▶ **SUPPLIED INFORMATION**
+ + + +
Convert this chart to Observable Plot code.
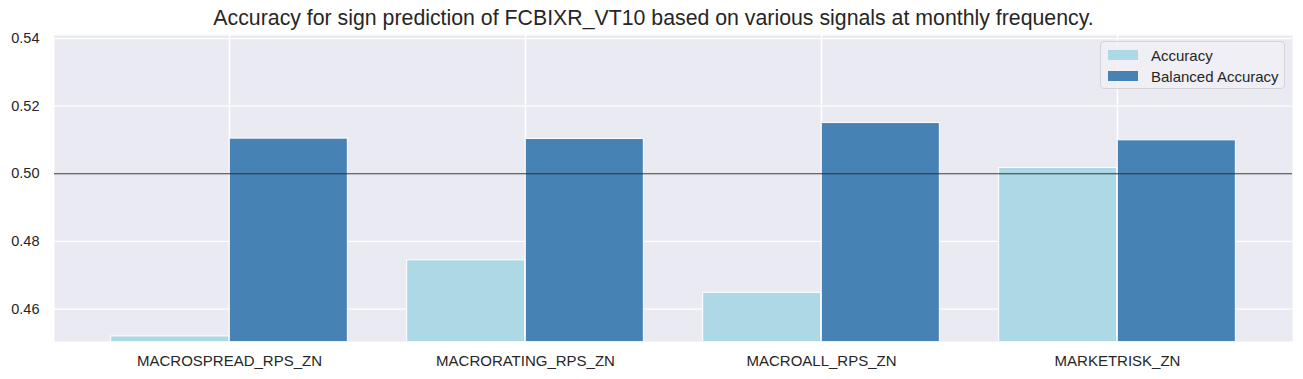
<!DOCTYPE html>
<html>
<head>
<meta charset="utf-8">
<script src="https://cdn.jsdelivr.net/npm/d3@7"></script>
<script src="https://cdn.jsdelivr.net/npm/@observablehq/plot@0.6"></script>
<style>
  html, body { margin: 0; padding: 0; background: #ffffff; }
  #wrap { position: relative; width: 1303px; height: 379px; font-family: "Liberation Sans", Arial, sans-serif; color: #262626; }
  #title { position: absolute; left: 0; width: 1303px; top: 5px; text-align: center; font-size: 21.3px; line-height: 26px; padding-left: 4px; box-sizing: border-box; }
  #legend { position: absolute; left: 1100px; top: 41px; width: 185px; height: 48px; box-sizing: border-box;
            border: 1px solid #d3d3d8; border-radius: 4px; background: rgba(240,240,246,0.85); font-size: 15px; }
  .row { position: absolute; left: 7px; height: 16px; display: flex; align-items: center; }
  .sw { width: 30px; height: 10px; margin-right: 13px; }
  svg { position: absolute; left: 0; top: 0; }
</style>
</head>
<body>
<div id="wrap">
  <div id="chart"></div>
  <div id="title">Accuracy for sign prediction of FCBIXR_VT10 based on various signals at monthly frequency.</div>
  <div id="legend"></div>
</div>
<script>
const categories = ["MACROSPREAD_RPS_ZN", "MACRORATING_RPS_ZN", "MACROALL_RPS_ZN", "MARKETRISK_ZN"];
const seriesNames = ["Accuracy", "Balanced Accuracy"];
const accuracy = [0.4519, 0.4744, 0.4648, 0.5017];
const balancedAccuracy = [0.5104, 0.5103, 0.5150, 0.5099];
const yTicks = [0.46, 0.48, 0.50, 0.52, 0.54];
const colors = ["#ADD8E6", "#4682B4"];

const W = 1303, H = 379;
const mL = 54, mR = 11, mT = 35, mB = 38;
const padOuter = 0.087;
const step = (W - mL - mR) / (categories.length + 2 * padOuter);

const data = [];
categories.forEach((c, i) => {
  data.push({category: c, series: seriesNames[0], value: accuracy[i]});
  data.push({category: c, series: seriesNames[1], value: balancedAccuracy[i]});
});

const chart = Plot.plot({
  width: W,
  height: H,
  marginLeft: mL,
  marginRight: mR,
  marginTop: mT,
  marginBottom: mB,
  style: {fontFamily: "'Liberation Sans', Arial, sans-serif", fontSize: "14.5px", color: "#262626", background: "transparent", overflow: "visible"},
  x: {domain: categories, paddingInner: 0, paddingOuter: padOuter, align: 0.5, label: null},
  y: {domain: [0.4504, 0.5409], label: null},
  color: {domain: seriesNames, range: colors},
  marks: [
    Plot.frame({fill: "#EAEAF2", stroke: "none"}),
    Plot.ruleY(yTicks, {stroke: "white", strokeWidth: 1.25}),
    Plot.gridX(categories, {stroke: "white", strokeOpacity: 1, strokeWidth: 1.5}),
    Plot.barY(data.filter(d => d.series === seriesNames[0]), {
      x: "category", y: "value", fill: "series", stroke: "white", strokeWidth: 1,
      insetLeft: 0.1 * step, insetRight: 0.5 * step, clip: true
    }),
    Plot.barY(data.filter(d => d.series === seriesNames[1]), {
      x: "category", y: "value", fill: "series", stroke: "white", strokeWidth: 1,
      insetLeft: 0.5 * step, insetRight: 0.1 * step, clip: true
    }),
    Plot.ruleY([0.5], {stroke: "#333333", strokeWidth: 1}),
    Plot.axisY({ticks: yTicks, tickFormat: d3.format(".2f"), tickSize: 0, tickPadding: 15, fontSize: 14.5, label: null}),
    Plot.axisX({tickSize: 0, tickPadding: 14, fontSize: 15, label: null})
  ]
});
document.getElementById("chart").appendChild(chart);

const legend = document.getElementById("legend");
seriesNames.forEach((name, i) => {
  const row = document.createElement("div");
  row.className = "row";
  row.style.top = (5 + i * 21) + "px";
  const sw = document.createElement("div");
  sw.className = "sw";
  sw.style.background = colors[i];
  const t = document.createElement("span");
  t.textContent = name;
  row.appendChild(sw);
  row.appendChild(t);
  legend.appendChild(row);
});
</script>
</body>
</html>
+ + + +
Set down the complete material exactly, but do not include the images.

Convert this chart to Observable Plot code.
<!DOCTYPE html>
<html>
<head>
<meta charset="utf-8">
<script src="https://cdn.jsdelivr.net/npm/d3@7"></script>
<script src="https://cdn.jsdelivr.net/npm/@observablehq/plot@0.6"></script>
<style>
  html, body { margin: 0; padding: 0; background: #ffffff; }
  #wrap { position: relative; width: 1303px; height: 379px; font-family: "Liberation Sans", Arial, sans-serif; color: #262626; }
  #title { position: absolute; left: 0; width: 1303px; top: 5px; text-align: center; font-size: 21.3px; line-height: 26px; padding-left: 4px; box-sizing: border-box; }
  #legend { position: absolute; left: 1100px; top: 41px; width: 185px; height: 48px; box-sizing: border-box;
            border: 1px solid #d3d3d8; border-radius: 4px; background: rgba(240,240,246,0.85); font-size: 15px; }
  .row { position: absolute; left: 7px; height: 16px; display: flex; align-items: center; }
  .sw { width: 30px; height: 10px; margin-right: 13px; }
  svg { position: absolute; left: 0; top: 0; }
</style>
</head>
<body>
<div id="wrap">
  <div id="chart"></div>
  <div id="title">Accuracy for sign prediction of FCBIXR_VT10 based on various signals at monthly frequency.</div>
  <div id="legend"></div>
</div>
<script>
const categories = ["MACROSPREAD_RPS_ZN", "MACRORATING_RPS_ZN", "MACROALL_RPS_ZN", "MARKETRISK_ZN"];
const seriesNames = ["Accuracy", "Balanced Accuracy"];
const accuracy = [0.4519, 0.4744, 0.4648, 0.5017];
const balancedAccuracy = [0.5104, 0.5103, 0.5150, 0.5099];
const yTicks = [0.46, 0.48, 0.50, 0.52, 0.54];
const colors = ["#ADD8E6", "#4682B4"];

const W = 1303, H = 379;
const mL = 54, mR = 11, mT = 35, mB = 38;
const padOuter = 0.087;
const step = (W - mL - mR) / (categories.length + 2 * padOuter);

const data = [];
categories.forEach((c, i) => {
  data.push({category: c, series: seriesNames[0], value: accuracy[i]});
  data.push({category: c, series: seriesNames[1], value: balancedAccuracy[i]});
});

const chart = Plot.plot({
  width: W,
  height: H,
  marginLeft: mL,
  marginRight: mR,
  marginTop: mT,
  marginBottom: mB,
  style: {fontFamily: "'Liberation Sans', Arial, sans-serif", fontSize: "14.5px", color: "#262626", background: "transparent", overflow: "visible"},
  x: {domain: categories, paddingInner: 0, paddingOuter: padOuter, align: 0.5, label: null},
  y: {domain: [0.4504, 0.5409], label: null},
  color: {domain: seriesNames, range: colors},
  marks: [
    Plot.frame({fill: "#EAEAF2", stroke: "none"}),
    Plot.ruleY(yTicks, {stroke: "white", strokeWidth: 1.25}),
    Plot.gridX(categories, {stroke: "white", strokeOpacity: 1, strokeWidth: 1.5}),
    Plot.barY(data.filter(d => d.series === seriesNames[0]), {
      x: "category", y: "value", fill: "series", stroke: "white", strokeWidth: 1,
      insetLeft: 0.1 * step, insetRight: 0.5 * step, clip: true
    }),
    Plot.barY(data.filter(d => d.series === seriesNames[1]), {
      x: "category", y: "value", fill: "series", stroke: "white", strokeWidth: 1,
      insetLeft: 0.5 * step, insetRight: 0.1 * step, clip: true
    }),
    Plot.ruleY([0.5], {stroke: "#333333", strokeWidth: 1}),
    Plot.axisY({ticks: yTicks, tickFormat: d3.format(".2f"), tickSize: 0, tickPadding: 15, fontSize: 14.5, label: null}),
    Plot.axisX({tickSize: 0, tickPadding: 14, fontSize: 15, label: null})
  ]
});
document.getElementById("chart").appendChild(chart);

const legend = document.getElementById("legend");
seriesNames.forEach((name, i) => {
  const row = document.createElement("div");
  row.className = "row";
  row.style.top = (5 + i * 21) + "px";
  const sw = document.createElement("div");
  sw.className = "sw";
  sw.style.background = colors[i];
  const t = document.createElement("span");
  t.textContent = name;
  row.appendChild(sw);
  row.appendChild(t);
  legend.appendChild(row);
});
</script>
</body>
</html>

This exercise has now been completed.